AI has been taking hype and VC money away from crypto, but Hunter Horsley, CEO of Bitwise, argues AI will spark the next crypto bull run. He says blockchain has an obvious use case in denoting authenticity in a blizzard of deep fakes and AI generated fake news, plus he argues AI agents will use “blockchains, stablecoins, smart contracts, defi, and things not yet created” because they are “natively useful” to AI. USDC issuer Circle boss Jeremy Alaire chimed in to agree that AI and blockchain are made for each other: “We are already hearing about AI Bots spinning up on-chain wallets and using USDC.” AI brings new dangers too however: A Chinese businessman was conned out of almost a million dollars by a scammer using AI to mimic the voice and appearance of one of his close friends in a video call.
Wen bull run?
Bitcoin has been consolidating for a couple of months and Glassnode suggests many 2021-2022 Bitcoin buyers are still underwater, and waiting for breakeven prices to sell.

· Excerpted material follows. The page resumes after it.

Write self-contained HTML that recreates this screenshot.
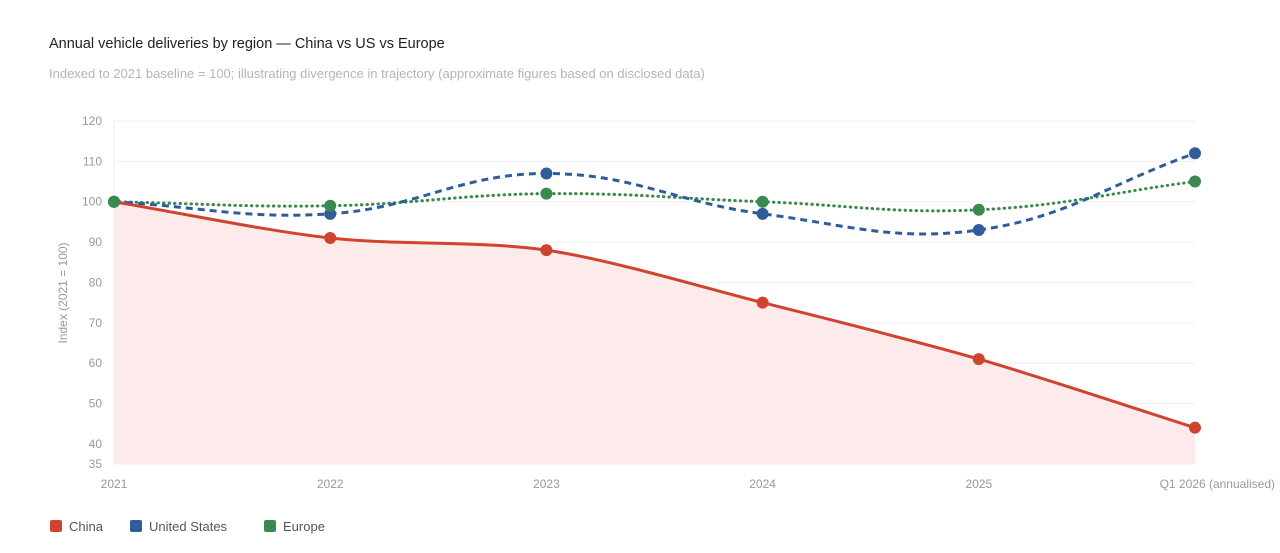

However, the analytics firm says BTC is trading slightly above long term holders’ cost basis, which means we’ve entered the second stage of the bull cycle called “transition’ (after capitulation but before equilibrium and euphoria). Meanwhile analyst PlanB says that if Bitcoin can cross above its two year realised price (around US$29,5K/A$45.15K) the metric has historically signified the start of a bull run. Analyst Credible Crypto told his 340K followers that Bitcoin may hit a new all time high this year, based on the similarity between the current setup and 2020. But former Bitmex CEO Arthur Hayes thinks the bull run will be delayed a bit. “I think next year is when we cross that barrier, then we get the blow off top [2025], [2026] and then it’s Armageddon,” he said on the What Bitcoin Did podcast.
Bits and pieces
Former legal counsel for the Commodities Futures Trading Commission Dan Berkovitz says that Ethereum may fall under the jurisdiction of both the CFTC and the Securities and Exchange Commission. “The law is clear. Something can actually be both a commodity and a security,” he said. Singapore state holding company Temasek has announced the team members behind the disastrous US$275 million (A$422M) investment into collapsed exchange FTX have been punished with pay cuts. An independent review found no misconduct however. Global investment manager VanEck has released new research laying out the bull case for Ethereum by 2030 is a US$51K (A$78K) price, but only if it can become the dominant open source global settlement network. The base case puts the target at US$11.8K/A$18.1K, and the bear case sees the price fall to US$343/A$525.